Of course I was unaware that this was a South African sound. It just sounded extraordinary. Over the remaining days of my Christmas holidays, I must have listened to Graceland at least a hundred times and over the course of 1987 I probably listened to it several hundred times more. It became a kind of joint soundtrack for my Dad as we did a painfully intricate jigsaw puzzle.

As seems to happen when you binge on an album, there comes a point when you are almost allergic to it, and I remember never wanting to hear Graceland again, and even finding it a little embarrassing to think about my brief but heavy crush on it. 

Going back to it last week in advance of our album club has been both a confirmatory and revelatory experience. I used to wonder why I had been so stuck on the album as a twelve-year-old. I quickly realised why when I played it through for the first time last week. The music, the playing, and the backing vocals are gorgeous from beginning to end, and the production is immaculate. 

I felt myself moving to it and feeling like dancing, and I wondered what it might be like to listen to a version that omitted all of Paul Simon’s vocals. Most of it would make a fine party album. As is common knowledge, most of the songs were pre-existing numbers written by other people, onto which Simon placed his sometimes wonderful and sometimes lightweight lyrics. 

The aforementioned ‘The Boy in the Bubble’ builds up a kind of dystopian vision of a world on the cusp of environmental and technological disaster while ‘Graceland’ itself features that great observation about heartbreak: ‘She says losing love is like a window in your heart / Everybody sees you’re blown apart / Everybody feels the wind blow’. 

On the other hand, some of the songs have a daffy mid-life crisis feel. ‘Don’t I know you from the cinematographer’s party?’ and ‘Aren't you the woman who was recently given a Fullbright’ asks Simon in ‘I Know What I Know’, while a group of female singers whoop beautifully over a muscular bass riff. It feels a bit like Woody Allen on a visit to Africa. ‘You can call me Al’, ‘Gumboots’ and ‘Crazy Love Part II’ also have a kind of ‘navel-gazing shlub’ feel to them, the musings of guys who have been left temporarily unmoored by the vicissitudes of life.

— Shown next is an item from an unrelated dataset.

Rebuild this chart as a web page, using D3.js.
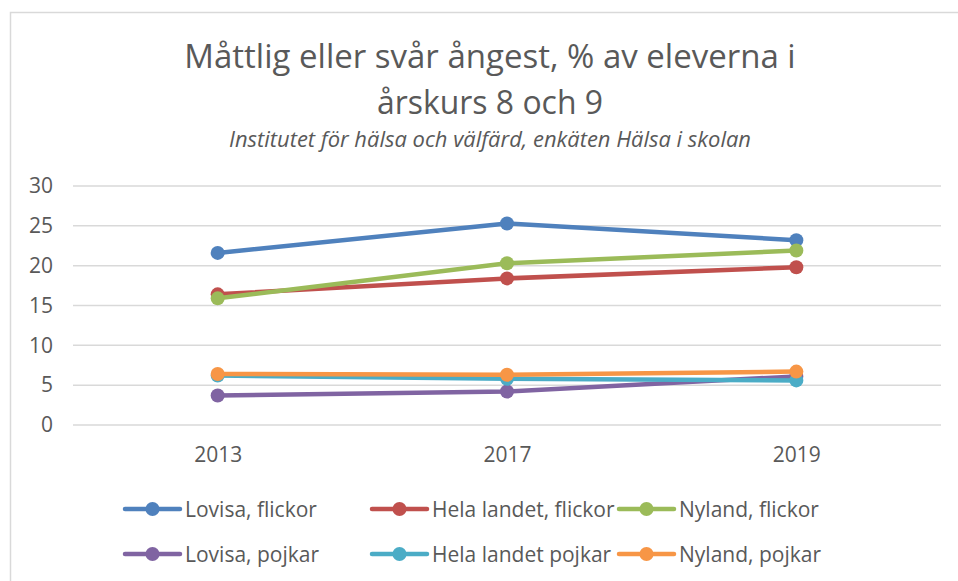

In normal circumstances, that might be hard to listen to, but here the music is so beautiful and Simon’s voice is so coolly unobtrusive, that the overall sound is unharmed.

There were a lot of mysteries to the album when I listened to it back in the 1980s and thanks to wikipedia I have discovered that the mysterious but alluring lines from ‘Diamonds on the soles of her shoe’ (‘She makes the sign of a teaspoon / He makes the sign of a wave’) relates to sign language and might describe how the couple are dancing. 

One question remains. Why did Simon employ the Everly Brothers, two of the most distinctive singers in the history of popular music, to sing backing vocals on ‘Graceland’ only to mix them so low as to render them anonymous?